Park on the Top Deck

While I'm a person of many words, I don't have many that even approach wisdom to share except these:

"Park on the top deck."

I'm writing about a multi-tiered parking garage, and I urge you to park on the top deck. This definitely goes against common practice. Whether due to laziness, impatience, habit, or convenience, we routinely scout for the closest parking spot on the lowest level.

How many people realize how much is missed in doing so?

I've never much liked the saying, "If you're not the lead dog, the view never changes," but I think it's appropriate here. Park on the lower level and you always see the same thing. Your car is, and, by extension, you are, just one more hunk of mobile metal among dozens of others. You leave your car to walk over a pre-determined path to a stairwell or elevator which takes you to a pre-determined sidewalk that will almost invariably take you in a predictably boring straight line to your destination. If you work in Cubeville, like I, you'll then likely spend your day walking along other pre-determined aisles of cubes and hallways that are fabric and metal on one side and drywall with boring art on the other. You'll probably spend 7-10 hours of your day in a pre-determined space of 6x6 or 8x8 or 10x1o. Am I the only one who finds it ironic that almost everything about the typical carpet dweller's workspace is pre-determined, bland, and in straight lines, yet employees are expected to think creatively? Trite though the saying now is, all managers want employees who can "think outside the box." Maybe if we were elevated six feet above our cubes, we'd be more successful at achieving that.

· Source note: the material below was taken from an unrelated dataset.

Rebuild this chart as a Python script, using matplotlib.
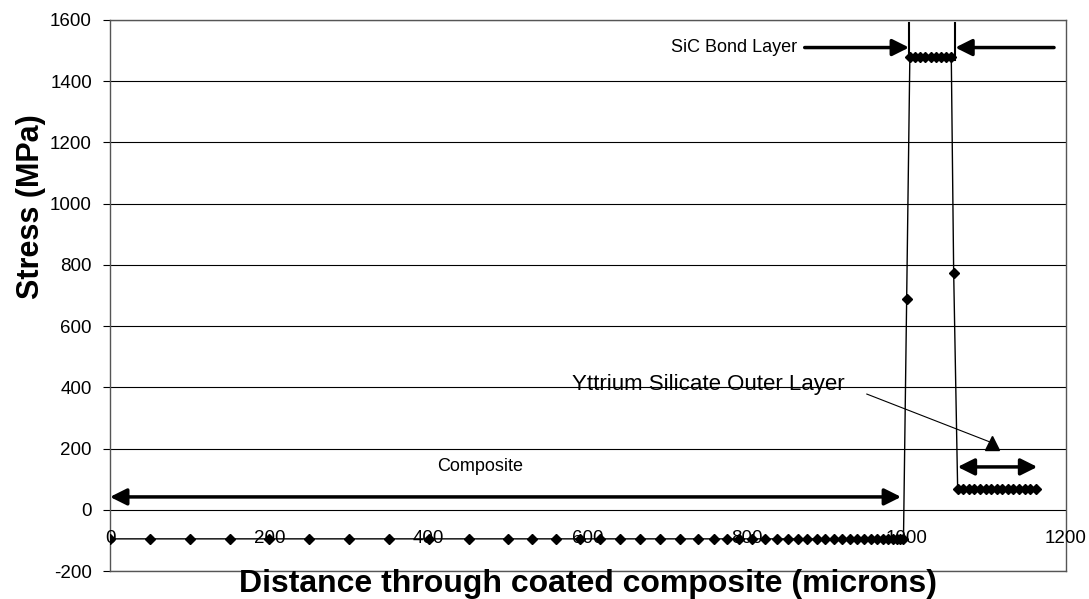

Most religions/mythologies claim that the greatest gift granted to humankind was free will. I find that ironic, too, since although we can exercise our free will by choosing to walk zig-zags over sidewalks and jaywalk over roads, we'll likely be ticketed or killed if we do.

So, the safest advice I can give you is to park on the top deck, where you can walk relatively safely in a crooked line or swirls or ellipticals around the floor before you go to your pre-determined path down the elevator shaft and onto the sidewalks. While you meander, you have the opportunity to see your environment in the way all those other lower-level cars do not: the sky, the top 15 levels of buildings, and even the un-curtained bedroom window of a condo where an impressively overweight and balding-yet-hairy man was dancing wildly...and naked.

How often do you see that when you're parked on one of the lower floors?

2 comments:

Rebecca said...

We got a photo of cars and no nekkid dancing fat man?

Sigh.

Rebecca said...

I see a photo, but no nekkid guy. I feel robbed.